Regional History
The earliest reliable information on the region of the Firth of Forth during the time when Manaw Gododdin existed is from archaeology that researches Roman Britain. The homeland of the Votadini, like those of the Damnonii and Novantae, was not planted with forts, suggesting (but not confirming) that the peoples of these regions had reached an amicable understanding with the Romans (such as an unequal alliance), and consequently these tribes or kingdoms continued to exist throughout the Roman Era. There is no indication that the Romans ever waged war against any of these peoples.
However, the Romans were frequently at war with the more northerly peoples now known as Picts, and their military lines of communication (i.e., their roads) were well-fortified. This includes the road through Manaw Gododdin, the northern end of Dere Street.
The earliest reliable historical reference to the peoples of Northern Britain is from the Geography of Ptolemy in c. 150. He says that this was the territory of the Otadini (i.e., the Votadini), a people later known as the Kingdom of Gododdin (i.e., the Kingdom of the Votadini). Their lands were along the coast of southeastern Scotland and northeastern England, and included the lands along the Firth of Forth, both north and south of it.

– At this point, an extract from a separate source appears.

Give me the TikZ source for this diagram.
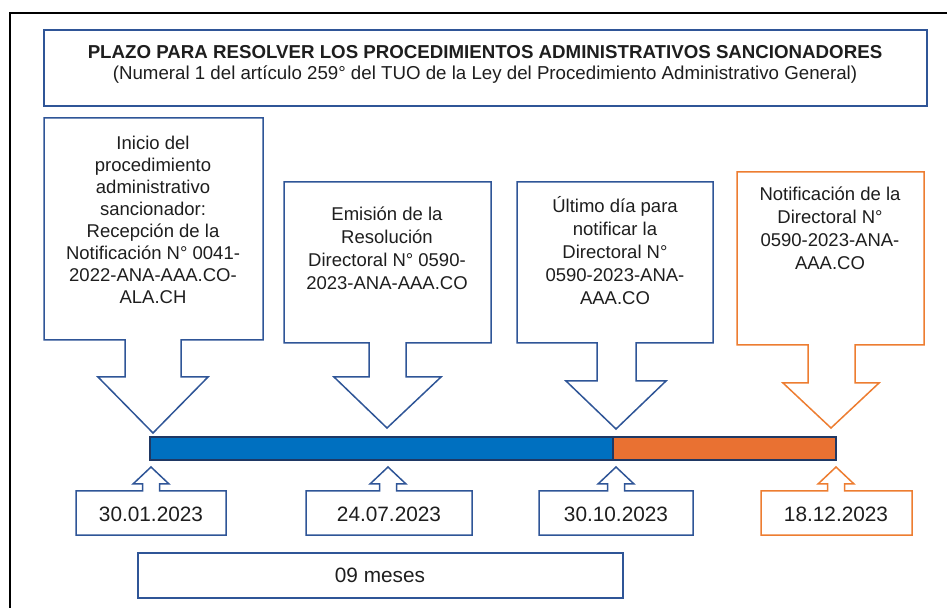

Ptolemy says that in 150 both the Damnonii and the Otadini possessed the land north of the Firth of Forth and south of the Firth of Tay. The Picts were constantly pressing southward, and by the early 3rd century the Roman Emperor Severus ineffectively campaigned against them. Known then as the Maeatae, the local Picts would ultimately push south to the Firth of Forth and beyond, and by the 7th century the Votadini were being squeezed between them and the Anglian Bernicians, who were expanding northward.
Neither Gododdin nor Manaw Gododdin could have existed as a kingdom beyond the 7th century. The Kingdom of Northumbria was ascendant, and it would conquer all of Scotland south of the Firths of Clyde and Forth. The definitive years were the middle of the 7th century, when Penda of Mercia led an alliance of Mercians, Cymry (from both the north and from Gwynedd), East Anglians, and Deirans against Bernicia. Penda would be defeated and killed at the Battle of Winwaed in 655, ending the alliance and cementing Bernician control over all of Britain between the English Midlands and the Scottish firths. Bernicia would again be united with Deira to form Northumbria as the premier military power of the era. Alt Clut would soon re-establish its independence, but all other Brythonic kingdoms north of the Solway-Tyne were gone forever.